Впрочем, в подобные мелодраматические минуты мои незрячие пальцы чаще всего отыскивают скромную желтую фуражку нашенской «Столичной» – душевное общение с землячкой весьма благотворно действует на мою психику, на мои оледенелые конечности. Русская родная водка – вернейшее лекарство от нервов и прочих навязчивых дамских психических немочей. И пусть противники сего народного лекарства лучше не лезут мне на глаза в часы моего самодеятельного лечения – могу ненароком больно зацепить…
Если судить по мне – хлебом не корми, но позволь пострадать вволюшку русскому господину. В особенности русское неприкаянное изнеженное сердце в этом мазохистском упражнении нуждается. Русский господин в эти самые страдательные чувства прячется, точно в крепость какую неприступную.
И который век бежит и бежит он в это несладостное крепостное убежище от самой жизни, от действительности ее. От уютного невозмутимого лицемерия и ханжества, от всей ее двусмысленности и порочности.
Бежит от безусловной тленности всех праздничных проявлений ее.
Бежит от безумных единоличных глаз, речей, конституций…

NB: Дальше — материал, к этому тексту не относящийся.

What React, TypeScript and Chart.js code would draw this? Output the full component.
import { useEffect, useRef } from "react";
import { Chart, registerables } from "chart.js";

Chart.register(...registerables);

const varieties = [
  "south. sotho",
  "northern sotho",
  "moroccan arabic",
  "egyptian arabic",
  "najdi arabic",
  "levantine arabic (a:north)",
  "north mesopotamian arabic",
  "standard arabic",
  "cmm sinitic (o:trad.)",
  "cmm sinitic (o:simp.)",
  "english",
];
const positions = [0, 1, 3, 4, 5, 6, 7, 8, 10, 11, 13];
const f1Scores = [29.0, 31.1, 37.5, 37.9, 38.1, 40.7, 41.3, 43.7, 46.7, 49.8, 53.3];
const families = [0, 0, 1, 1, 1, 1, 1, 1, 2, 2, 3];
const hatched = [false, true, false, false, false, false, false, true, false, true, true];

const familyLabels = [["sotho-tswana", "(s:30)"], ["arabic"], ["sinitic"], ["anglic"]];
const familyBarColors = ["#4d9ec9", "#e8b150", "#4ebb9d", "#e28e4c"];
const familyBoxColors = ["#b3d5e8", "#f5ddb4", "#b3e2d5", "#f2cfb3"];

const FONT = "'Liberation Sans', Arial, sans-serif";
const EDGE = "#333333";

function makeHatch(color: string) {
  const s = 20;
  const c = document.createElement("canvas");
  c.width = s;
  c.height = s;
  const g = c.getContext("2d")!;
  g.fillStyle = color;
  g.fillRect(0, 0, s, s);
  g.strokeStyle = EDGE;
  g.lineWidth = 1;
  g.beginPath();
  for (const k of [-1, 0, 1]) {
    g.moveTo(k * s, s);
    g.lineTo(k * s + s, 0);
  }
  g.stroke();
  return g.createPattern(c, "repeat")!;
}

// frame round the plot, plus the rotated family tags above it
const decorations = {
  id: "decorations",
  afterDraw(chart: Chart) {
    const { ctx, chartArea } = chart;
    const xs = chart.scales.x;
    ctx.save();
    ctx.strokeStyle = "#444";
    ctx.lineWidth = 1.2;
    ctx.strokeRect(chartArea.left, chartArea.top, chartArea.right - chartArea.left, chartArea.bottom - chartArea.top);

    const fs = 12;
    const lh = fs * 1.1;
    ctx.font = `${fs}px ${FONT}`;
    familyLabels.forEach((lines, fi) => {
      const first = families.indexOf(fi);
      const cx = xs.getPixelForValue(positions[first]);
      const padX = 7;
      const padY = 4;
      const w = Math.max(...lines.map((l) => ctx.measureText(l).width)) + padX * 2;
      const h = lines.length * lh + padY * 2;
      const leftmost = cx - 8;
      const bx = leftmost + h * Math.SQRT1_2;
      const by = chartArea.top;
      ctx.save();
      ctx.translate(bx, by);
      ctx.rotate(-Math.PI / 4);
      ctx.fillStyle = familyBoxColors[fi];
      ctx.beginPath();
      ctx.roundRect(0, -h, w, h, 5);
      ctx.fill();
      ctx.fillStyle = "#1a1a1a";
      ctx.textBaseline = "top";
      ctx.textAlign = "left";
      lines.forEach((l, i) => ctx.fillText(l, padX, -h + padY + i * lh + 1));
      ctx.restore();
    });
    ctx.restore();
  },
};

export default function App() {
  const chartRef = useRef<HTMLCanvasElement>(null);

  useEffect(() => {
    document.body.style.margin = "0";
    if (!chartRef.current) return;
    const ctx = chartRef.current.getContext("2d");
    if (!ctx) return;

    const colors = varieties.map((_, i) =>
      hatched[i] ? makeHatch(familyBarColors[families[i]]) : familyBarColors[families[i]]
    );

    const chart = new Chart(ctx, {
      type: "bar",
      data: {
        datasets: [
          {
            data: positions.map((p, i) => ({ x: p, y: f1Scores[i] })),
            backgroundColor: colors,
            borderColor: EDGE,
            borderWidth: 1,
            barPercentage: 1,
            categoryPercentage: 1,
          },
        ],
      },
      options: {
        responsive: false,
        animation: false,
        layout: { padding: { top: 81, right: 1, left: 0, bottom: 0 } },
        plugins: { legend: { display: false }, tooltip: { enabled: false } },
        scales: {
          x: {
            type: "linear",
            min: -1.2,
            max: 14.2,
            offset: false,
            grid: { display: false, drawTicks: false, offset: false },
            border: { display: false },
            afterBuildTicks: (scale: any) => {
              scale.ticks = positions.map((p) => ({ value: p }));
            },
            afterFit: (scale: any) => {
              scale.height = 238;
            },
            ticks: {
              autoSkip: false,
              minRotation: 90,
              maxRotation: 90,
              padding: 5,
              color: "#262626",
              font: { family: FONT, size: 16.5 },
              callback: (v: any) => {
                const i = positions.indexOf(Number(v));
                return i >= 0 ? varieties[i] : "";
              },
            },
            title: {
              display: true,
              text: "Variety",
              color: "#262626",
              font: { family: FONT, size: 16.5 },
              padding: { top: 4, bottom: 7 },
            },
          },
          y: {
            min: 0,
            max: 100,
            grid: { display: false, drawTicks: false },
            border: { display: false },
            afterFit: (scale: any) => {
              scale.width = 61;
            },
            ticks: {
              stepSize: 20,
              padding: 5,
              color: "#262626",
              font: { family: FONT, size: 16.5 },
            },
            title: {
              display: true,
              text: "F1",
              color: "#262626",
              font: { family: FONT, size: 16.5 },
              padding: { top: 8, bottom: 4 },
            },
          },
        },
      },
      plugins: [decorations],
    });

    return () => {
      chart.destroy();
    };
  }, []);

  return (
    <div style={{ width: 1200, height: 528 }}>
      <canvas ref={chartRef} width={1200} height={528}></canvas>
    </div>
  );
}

Бежит в эту черную грешную крепость, догадываясь, но не желая, не позволяя верить собственным догадкам, что сам он давно близок к сумасшествию и поступки его нынешние в своей ежедневной рутинности – самое настоящее преддверие Судного дня. Потому что подглядывая в зеркало за самим собою, он явственно лицезрит на своем челе сатанинские веселые прижиги – Знак Зверя…

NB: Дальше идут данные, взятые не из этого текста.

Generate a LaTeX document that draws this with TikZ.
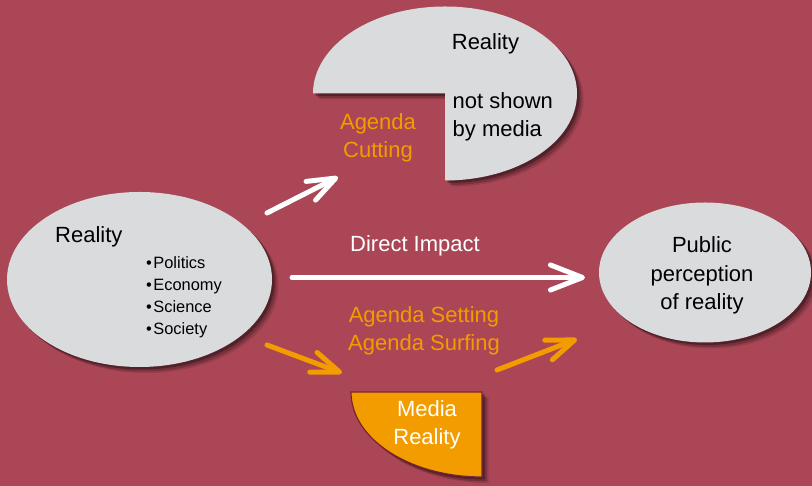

Видимо, кстати выдумали нынешние веселые винокуренные мастера и водку по прозвищу «Зверь» – глаголят, недурной напиток. Глаголят русским слогом в рекламной паузе телевизионной. В этих недешевых, странно бодрых и насурманенных паузах всегда черпаешь чрезвычайно жизненную информацию для полноценного существования в этой безумной русской действительности.
Этюд девятый
Именно существуя в этой безумной сновиденческой действительности, я и оказался в положении лежа, в виде внутриутробного плода с незрячей физиономией, обращенной, вернее, сунутой в несколько прогорклые, пряные, опавшие осенние листья в совершенно чудесном, состарившемся столичном дворике, частично отгороженном чугунной вязью чудесно сохранившегося забора времен сталинизма.
Разумеется, я самым наглым образом погрешу против истины (в ее медицинском аспекте), если и далее буду утверждать, что, лежа в позе народившегося в сгребанной куче дрянных листьев вперемешку с мусором – истлевшие и свежие окурки, собачий и прочий мумифицированный помет, какие-то ржавые металлические предметы – и всасывая трепетными ноздрями запахи всего этого великолепия, я, тем не менее, упивался осенней прохладой и отфильтрованными тонкими ароматами увядающей столичной листвы, пребывая между тем в эфемерном полубессознательном состоянии, выкарабкиваясь из которого, прежде всего ощутил на себе плотную, несдвигаемую плиту рвотного рефлекса.